Aaron Rai, the two-gloved golfer who won his first major with iron headcovers

Javier Nieto
May 24, 2026

Aaron Rai won the PGA Championship at Aronimink with a closing round of 65, a total of nine under par and a three-shot margin over Jon Rahm and Alex Smalley. The Englishman claimed the first major of his career and became the first player from England to win the Wanamaker Trophy since Jim Barnes in 1919. The decisive image came on the 17th hole, where he holed a 68-foot putt that gave him a definitive cushion before the final hole.

The victory brought wider attention to a player recognised for details rarely seen in professional golf: he plays with two gloves, protects his irons with covers and has an almost handcrafted relationship with his equipment. Those habits go back to his childhood in Wolverhampton, to practice sessions alongside his father, Amrik Rai, and to a family that entered golf without any previous tradition in the sport.

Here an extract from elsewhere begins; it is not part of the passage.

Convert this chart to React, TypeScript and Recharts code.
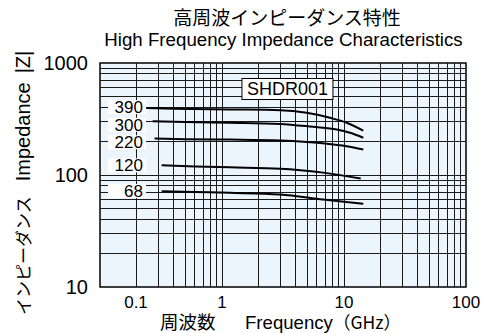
import React from 'react';
import { LineChart, Line, XAxis, YAxis, ReferenceLine, ReferenceArea, ReferenceDot, Customized } from 'recharts';

// axis ticks and grid values (log-log)
const xTicks = [0.1, 1, 10, 100];
const yTicks = [10, 100, 1000];
const xGrid = [0.2, 0.3, 0.4, 0.5, 0.6, 0.7, 0.8, 0.9, 1, 2, 3, 4, 5, 6, 7, 8, 9, 10, 20, 30, 40, 50, 60, 70, 80, 90];
const yGrid = [20, 30, 40, 50, 60, 70, 80, 90, 100, 200, 300, 400, 500, 600, 700, 800, 900];

// impedance curves (GHz, ohm)
const f390 = [0.24, 0.4, 1.16, 3, 4.94, 7.68, 10.5, 14.4];
const z390 = [397, 391, 385, 379, 359, 324, 293, 249];
const f300 = [0.27, 0.5, 1.16, 3, 5.57, 8.71, 11.2, 14.4];
const z300 = [302, 297, 293, 286, 269, 255, 238, 215];
const f220 = [0.28, 0.5, 1.16, 3, 6.73, 10.5, 14.4];
const z220 = [212, 209, 207, 203, 192, 181, 169];
const f120 = [0.32, 0.6, 1.16, 3, 6.73, 13.7];
const z120 = [122, 119, 117, 114, 105, 93];
const f68 = [0.32, 0.6, 1.16, 3, 6.73, 14.4];
const z68 = [71.5, 70.5, 69.3, 67, 60.4, 55.3];

const curveNames = ['390', '300', '220', '120', '68'];
const curveF = [f390, f300, f220, f120, f68];
const curveZ = [z390, z300, z220, z120, z68];
// where each value label sits (GHz at text end, ohm)
const labelF = [0.225, 0.225, 0.225, 0.225, 0.225];
const labelZ = [404, 281, 196, 122, 72];

const partName = 'SHDR001';
const partF = 3.44;
const partZ = 586;

const SANS = '"Liberation Sans", Arial, Helvetica, sans-serif';
const CJK = '"Noto Sans CJK JP", sans-serif';

const series = curveNames.map((name, i) => ({
  name,
  data: curveF[i].map((f, j) => ({ f, z: curveZ[i][j] })),
}));

const XTick = ({ x, y, payload }: any) => (
  <text x={x + (payload.value === 0.1 ? 36 : 0)} y={y} dy="0.71em" textAnchor="middle" fontSize={17} fontFamily={SANS} fill="#000">
    {payload.value}
  </text>
);

const ValueLabel = ({ cx, cy, text }: any) => (
  <g>
    <rect x={cx - 35} y={cy - 7} width={38} height={14} fill="#fff" />
    <text x={cx} y={cy} dy="0.36em" textAnchor="end" fontSize={17} fontFamily={SANS} fill="#000">{text}</text>
  </g>
);

const PartBox = ({ cx, cy }: any) => (
  <g>
    <rect x={cx - 45.5} y={cy - 10.5} width={91} height={21} fill="#fff" stroke="#000" strokeWidth={1} />
    <text x={cx} y={cy} dy="0.36em" textAnchor="middle" fontSize={18} fontFamily={SANS} fill="#000">{partName}</text>
  </g>
);

const Titles = () => (
  <g fill="#000">
    <text x={287} y={25} textAnchor="middle" fontSize={19} fontFamily={CJK}>高周波インピーダンス特性</text>
    <text x={283.5} y={46} textAnchor="middle" fontSize={18.7} fontFamily={SANS}>High Frequency Impedance Characteristics</text>
    <text y={328.5}>
      <tspan x={160} fontSize={18.5} fontFamily={CJK}>周波数</tspan>
      <tspan x={245} fontSize={18.6} fontFamily={SANS}>Frequency</tspan>
      <tspan x={333} fontSize={17.5} fontFamily={CJK}>（GHz）</tspan>
    </text>
    <text x={30} y={315} transform="rotate(-90, 30, 315)">
      <tspan fontSize={17} fontFamily={CJK}>インピーダンス</tspan>
      <tspan dx={15} fontSize={20} fontFamily={SANS}>Impedance</tspan>
      <tspan dx={9} fontSize={20} fontFamily={SANS}>|Z|</tspan>
    </text>
  </g>
);

export default function App() {
  return (
    <div style={{ position: 'absolute', left: 0, top: 0, width: 486, height: 333, background: '#fff' }}>
      <LineChart width={486} height={333} margin={{ top: 63, right: 20, left: 40, bottom: 16 }}>
        <XAxis dataKey="f" type="number" scale="log" domain={[0.1, 100]} ticks={xTicks} allowDataOverflow
          axisLine={false} tickLine={false} tickSize={0} tickMargin={9} height={30} tick={<XTick />} />
        <YAxis dataKey="z" type="number" scale="log" domain={[10, 1000]} ticks={yTicks} allowDataOverflow
          axisLine={false} tickLine={false} tickSize={0} tickMargin={12} width={60}
          tick={{ fontSize: 20, fill: '#000', fontFamily: SANS }} />
        <ReferenceArea x1={0.1} x2={100} y1={10} y2={1000} fill="#ecf4fc" fillOpacity={1} stroke="none" />
        {xGrid.map((v) => (
          <ReferenceLine key={'x' + v} x={v} stroke="#1a1a1a" strokeWidth={1} shapeRendering="crispEdges" />
        ))}
        {yGrid.map((v) => (
          <ReferenceLine key={'y' + v} y={v} stroke="#1a1a1a" strokeWidth={1} shapeRendering="crispEdges" />
        ))}
        {series.map((s) => (
          <Line key={s.name} data={s.data} dataKey="z" type="monotone" stroke="#000" strokeWidth={2}
            dot={false} activeDot={false} isAnimationActive={false} />
        ))}
        {curveNames.map((name, i) => (
          <ReferenceDot key={'l' + name} x={labelF[i]} y={labelZ[i]} r={0}
            shape={(p: any) => <ValueLabel {...p} text={name} />} />
        ))}
        <ReferenceDot x={partF} y={partZ} r={0} shape={(p: any) => <PartBox {...p} />} />
        <ReferenceArea x1={0.1} x2={100} y1={10} y2={1000} fill="none" stroke="#000" strokeWidth={1.5} />
        <Customized component={<Titles />} />
      </LineChart>
    </div>
  );
}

The clubs his father cleaned with a pin

Rai was seven when his family invested in a set of Titleist 690 MB irons, clubs that were treated at home as items of huge value. After every practice session or round, whether they were dirty or not, Amrik Rai would go through the grooves of each club with a pin and clean the face with baby oil to prevent rust. When they were not being used, the irons were protected with covers. The habit followed Rai all the way to the elite level and he still keeps them “to appreciate the value of what he has”. On the PGA Tour, where almost no professional uses iron covers, he keeps them as part of a routine learned as a child.

The other image associated with Rai is the two black gloves. He started wearing them at around eight years old, when he received a pair of gloves and became used to playing with both. He also grew up practising through English winters, in cold and rain, and that practical choice eventually became a permanent feature of his game. That same year, Rai came through the three stages of the British Wee Wonders circuit and qualified for the U.S. Kids Golf World Championship at Pinehurst. There, he and his father discovered a training system that would shape them: adapting the length of the course to a child’s age and physical development so that he could get used to shooting low scores before moving on to longer layouts.

Amrik’s method: shorter courses to learn how to win

Amrik Rai took that idea into his son’s development. Before playing from the forward tees on a conventional course, Aaron Rai would start from shorter areas, sometimes from the fairway, so that the course had a distance that allowed him to make pars or shoot under par. The player later explained that he did not play his first round from the forward tees until he was 12.

That method also kept him away, for part of his childhood, from the more usual club-golf pathway. Rai competed in junior tournaments for his age group, but his father protected the process they had chosen: fewer comparisons with other children, more repetition in scoring situations and a development plan built around what they were working on together. Years later, the golfer summed up that period with a specific idea: he knew why he was doing certain things and believed in those reasons.

Rai’s family story also runs through his mother, Dalvir, who was born in Mombasa and moved to England as a teenager. While Amrik Rai closely followed his son’s sporting career, Dalvir carried much of the family’s domestic and working life, holding several jobs, including as a mental health nurse and an aerobics instructor. In 2017, Rai won the Barclays Kenya Open at Muthaiga Golf Club in Nairobi. Dalvir travelled with him and returned to Kenya for the first time since leaving the country at the age of 14. The victory came on Mother’s Day in the UK and ended with her walking onto the 18th green to celebrate the win. Rai later said it was the most special memory of his career.

A career built in stages

Before the major at Aronimink, Rai had followed a long path outside the main spotlight. He turned professional in 2012, played on the PGA EuroPro Tour, had to return to qualifying school and, in 2017, won three tournaments on the Challenge Tour, including the title in Kenya. Then came the Hong Kong Open, the Scottish Open and his first PGA Tour victory, at the Wyndham Championship.

The PGA Championship added another dimension to that career. After winning at Aronimink, Rai recalled the role of his parents and his team, and spoke about the pride of representing a family story linked to England, India and Kenya. In his post-round press conference, he explained that his grandparents, on both his father’s and mother’s sides, came from India, and summed up his identity with one line: “I’m very proud to be a mix of all of them”.